Nation-states therefore leave themselves vulnerable when ethnic groups are not allowed to exercise autonomy, when they are denied territories in which they can exist or develop, or when there are polarizing political and cultural identities within a single ethnicity. This can lay the groundwork for violence and even war when power structures and psychological frameworks disintegrate, as happened in the Soviet Union and Yugoslavia. Something analogous could even happen in the United States.
After reaching its peak in January-February 2015, the Donbass war is still raging, though at levels that do not attract the attention of Western media. A handful of casualties occur every week or two, though shootings and shellings occur daily.

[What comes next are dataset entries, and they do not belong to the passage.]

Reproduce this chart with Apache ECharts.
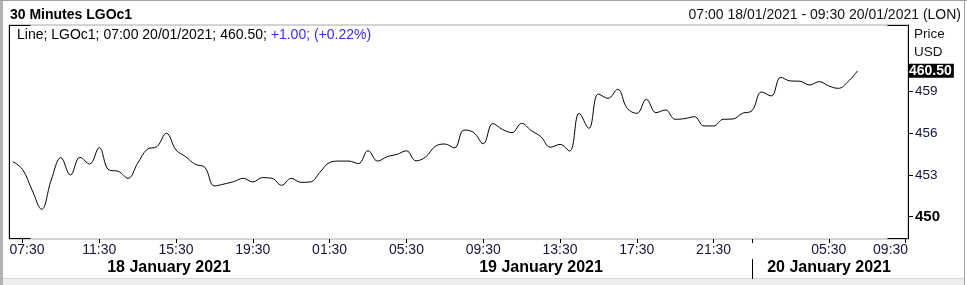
<!DOCTYPE html>
<html><head><meta charset="utf-8">
<script src="https://cdn.jsdelivr.net/npm/echarts@6/dist/echarts.min.js"></script>
<style>html,body{margin:0;padding:0;background:#fff;overflow:hidden}#c{width:967px;height:285px}</style>
</head><body><div id="c"></div>
<script>
// 30-minute closes, LGOc1, 07:00 18/01/2021 .. 07:00 20/01/2021 (trading slots only)
const prices = [
  453.96, 453.41, 451.92, 450.53, 452.64, 454.25, 453.00, 454.27, 453.79, 454.97,
  453.36, 453.26, 452.76, 453.84, 454.85, 455.04, 456.00, 454.80, 454.32, 453.77,
  453.55, 452.21, 452.35, 452.52, 452.76, 452.50, 452.81, 452.76, 452.26, 452.76,
  452.47, 452.50, 453.20, 453.90, 454.00, 454.00, 453.82, 454.75, 454.00, 454.32,
  454.48, 454.74, 454.02, 454.30, 455.06, 455.23, 454.95, 456.24, 456.06, 455.25,
  456.70, 456.28, 456.05, 456.72, 456.20, 455.76, 455.00, 455.20, 454.72, 457.44,
  456.36, 458.83, 458.52, 459.17, 457.80, 457.44, 458.45, 457.49, 457.68, 457.01,
  457.06, 457.20, 456.53, 456.53, 457.01, 457.03, 457.44, 457.63, 458.98, 458.69,
  460.03, 459.77, 459.75, 459.48, 459.72, 459.41, 459.24, 459.72, 460.50
];
const tickIndex  = [1, 9, 17, 25, 33, 41, 49, 57, 65, 73, 77, 85, 93];
const tickLabels = ['07:30','11:30','15:30','19:30','01:30','05:30','09:30','13:30','17:30','21:30','','05:30','09:30'];
const yTicks = [450, 453, 456, 459];
const lastPrice = 460.50;
const dayLabels = ['18 January 2021', '19 January 2021', '20 January 2021'];
const dayBreakIndex = 77;
const title = '30 Minutes LGOc1';
const rangeText = '07:00 18/01/2021 - 09:30 20/01/2021 (LON)';
const legendBlack = 'Line; LGOc1; 07:00 20/01/2021; 460.50; ';
const legendBlue = '+1.00; (+0.22%)';

const FONT = '"Liberation Sans", Arial, sans-serif';
const LBL = '#14143c';
const GL = 9, GT = 25, GW = 899, GH = 214;

const chart = echarts.init(document.getElementById('c'), null, {renderer: 'canvas'});
const yMin = 448.39, yMax = 463.80;

chart.setOption({
  animation: false,
  grid: {left: GL, top: GT, width: GW, height: GH, show: true, borderColor: '#a8a8a8', borderWidth: 1, backgroundColor: '#fff'},
  xAxis: {
    type: 'value', min: -0.4, max: 93.25,
    splitLine: {show: false},
    axisLine: {show: false, onZero: false},
    axisTick: {show: true, customValues: tickIndex, length: 4, inside: false, lineStyle: {color: '#000', width: 1}},
    axisLabel: {
      customValues: tickIndex, margin: 4, color: LBL, fontFamily: FONT, fontSize: 14,
      formatter: function (v) {
        const k = tickIndex.indexOf(Math.round(v));
        const s = k >= 0 ? tickLabels[k] : '';
        if (!s) return '';
        if (k === 0) return '{f|' + s + '}';
        if (k === tickIndex.length - 1) return '{l|' + s + '}';
        return s;
      },
      rich: {
        f: {fontFamily: FONT, fontSize: 14, color: LBL, padding: [0, 0, 0, 9]},
        l: {fontFamily: FONT, fontSize: 14, color: LBL, padding: [0, 30, 0, 0]}
      }
    }
  },
  yAxis: [
    {
      type: 'value', position: 'right', min: yMin, max: yMax,
      splitLine: {show: false},
      axisLine: {show: true, onZero: false, lineStyle: {color: '#000', width: 1}},
      axisTick: {show: true, customValues: yTicks, length: 5, inside: false, lineStyle: {color: '#000', width: 1}},
      axisLabel: {
        customValues: yTicks, margin: 7, color: LBL, fontFamily: FONT, fontSize: 13.5,
        formatter: function (v) { return v === 450 ? '{b|450}' : '{n|' + v + '}'; },
        rich: {
          b: {fontFamily: FONT, fontSize: 15, fontWeight: 'bold', color: '#000'},
          n: {fontFamily: FONT, fontSize: 13.5, color: LBL}
        }
      }
    },
    {
      type: 'value', position: 'right', min: yMin, max: yMax, offset: 0,
      splitLine: {show: false}, axisLine: {show: false, onZero: false}, axisTick: {show: false},
      axisLabel: {
        customValues: [lastPrice], margin: 0,
        formatter: function (v) { return '{box|' + v.toFixed(2) + '}'; },
        rich: {
          box: {fontFamily: FONT, fontSize: 14, fontWeight: 'bold', color: '#fff', backgroundColor: '#000',
                lineHeight: 14, padding: [0, 2, 0, 1]}
        }
      }
    }
  ],
  series: [{
    type: 'line', yAxisIndex: 0, showSymbol: false, symbol: 'none', smooth: 0.4,
    lineStyle: {color: '#000', width: 1}, silent: true,
    data: prices.map(function (v, i) { return [i, v]; })
  }]
});

const xb = Math.round(chart.convertToPixel({xAxisIndex: 0}, dayBreakIndex)) + 0.5;
const L = GL + 0.5, R = GL + GW - 0.5, T = GT + 0.5, B = GT + GH - 0.5;
chart.setOption({
  graphic: [
    // window frame
    {type: 'rect', shape: {x: 0, y: 0, width: 3, height: 285}, style: {fill: '#b4b4b4'}, silent: true},
    {type: 'rect', shape: {x: 0, y: 0, width: 967, height: 1}, style: {fill: '#a0a0a0'}, silent: true},
    {type: 'rect', shape: {x: 964, y: 0, width: 1, height: 285}, style: {fill: '#a0a0a0'}, silent: true},
    {type: 'rect', shape: {x: 3, y: 279, width: 961, height: 6}, style: {fill: '#eeeeee'}, silent: true},
    {type: 'rect', shape: {x: 3, y: 278, width: 961, height: 1}, style: {fill: '#d8d8d8'}, silent: true},
    // plot frame: left edge and corner marks
    {type: 'line', shape: {x1: L, y1: T, x2: L, y2: B}, style: {stroke: '#000', lineWidth: 1}, silent: true},
    {type: 'line', shape: {x1: L, y1: T, x2: L + 21, y2: T}, style: {stroke: '#000', lineWidth: 1}, silent: true},
    {type: 'line', shape: {x1: L, y1: B, x2: L + 21, y2: B}, style: {stroke: '#000', lineWidth: 1}, silent: true},
    {type: 'line', shape: {x1: R - 20, y1: T, x2: R, y2: T}, style: {stroke: '#000', lineWidth: 1}, silent: true},
    {type: 'line', shape: {x1: R - 20, y1: B, x2: R, y2: B}, style: {stroke: '#000', lineWidth: 1}, silent: true},
    // day separator
    {type: 'line', shape: {x1: xb, y1: 259, x2: xb, y2: 279}, style: {stroke: '#000', lineWidth: 1}, silent: true},
    // header
    {type: 'text', left: 10, top: 8, style: {text: title, font: 'bold 14px ' + FONT, fill: '#000'}, silent: true},
    {type: 'text', right: 6, top: 8, style: {text: rangeText, font: '14px ' + FONT, fill: '#111'}, silent: true},
    {type: 'text', left: 17, top: 28, style: {
      text: '{k|' + legendBlack + '}{b|' + legendBlue + '}',
      rich: {k: {fontFamily: FONT, fontSize: 14, color: '#000', fill: '#000'},
             b: {fontFamily: FONT, fontSize: 14, color: '#3a2cf0', fill: '#3a2cf0'}}
    }, silent: true},
    {type: 'text', left: 914, top: 27, style: {text: 'Price', font: '13.5px ' + FONT, fill: '#111'}, silent: true},
    {type: 'text', left: 914, top: 45, style: {text: 'USD', font: '13.5px ' + FONT, fill: '#111'}, silent: true},
    // day labels
    {type: 'text', x: 169, y: 268, style: {text: dayLabels[0], font: 'bold 16px ' + FONT, fill: '#000', align: 'center', verticalAlign: 'middle'}, silent: true},
    {type: 'text', x: 541, y: 268, style: {text: dayLabels[1], font: 'bold 16px ' + FONT, fill: '#000', align: 'center', verticalAlign: 'middle'}, silent: true},
    {type: 'text', x: 829, y: 268, style: {text: dayLabels[2], font: 'bold 16px ' + FONT, fill: '#000', align: 'center', verticalAlign: 'middle'}, silent: true}
  ]
});
</script></body></html>
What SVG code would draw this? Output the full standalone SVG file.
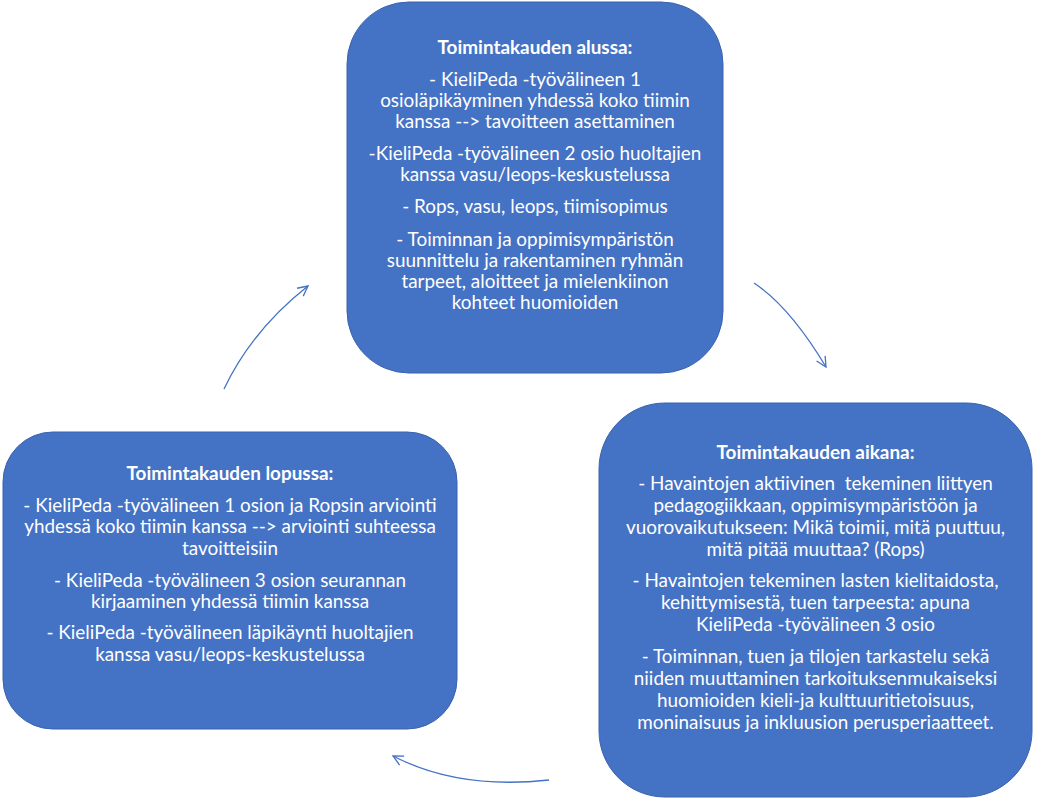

Both the first and second Minsk accords are widely acknowledged as failures. Western leaders are utterly baffled as to this conflict can be resolved and how to respond to Mr. Putin, whose methods are utterly unpredictable.
Though the West was able to bomb Serbia’s Slobodan Milosevic into submission in Kosovo in 1999, it doesn’t have that option with Mr. Putin. So it largely tolerates his aggression in Ukraine, with the fulfillment of the Minsk accords ensuring that he will use an autonomous Donbass as a lever to pressure the government in Kyiv. Yet the Minsk accords are not being fulfilled, and Western sanctions–imposed for the annexation of Crimea and invasion of Donbass–continue to drain the Russian economy.
Essentially, Mr. Putin now has three options: (1) either get the sanctions removed by Western legislatures and governments, a task that could be aided by the election of Donald Trump; (2) create a frozen state of conflict and withstand Western sanctions for years; or (3) launch a war of foreign occupation that would mean access to natural resources and industrial assets for the Russian economy and create a new Iron Curtain with the West. Ukraine would be the first target of occupation.
Indeed, what we’re witnessing now is a war to determine whether Russia will keep its status as an empire, for which it needs to control Ukraine, or whether its empire begins to disintegrate. Mr. Putin’s drastic decision to get involved militarily in Ukraine has made this a life-or-death situation for his regime. He has backed himself into a corner from which there is no easy way out.
What is most disheartening is that no matter what the outcome, both Russia and Ukraine will have lost enormous economic potential, and most importantly, tens of thousands of lives in a conflict that has made two million people into refugees.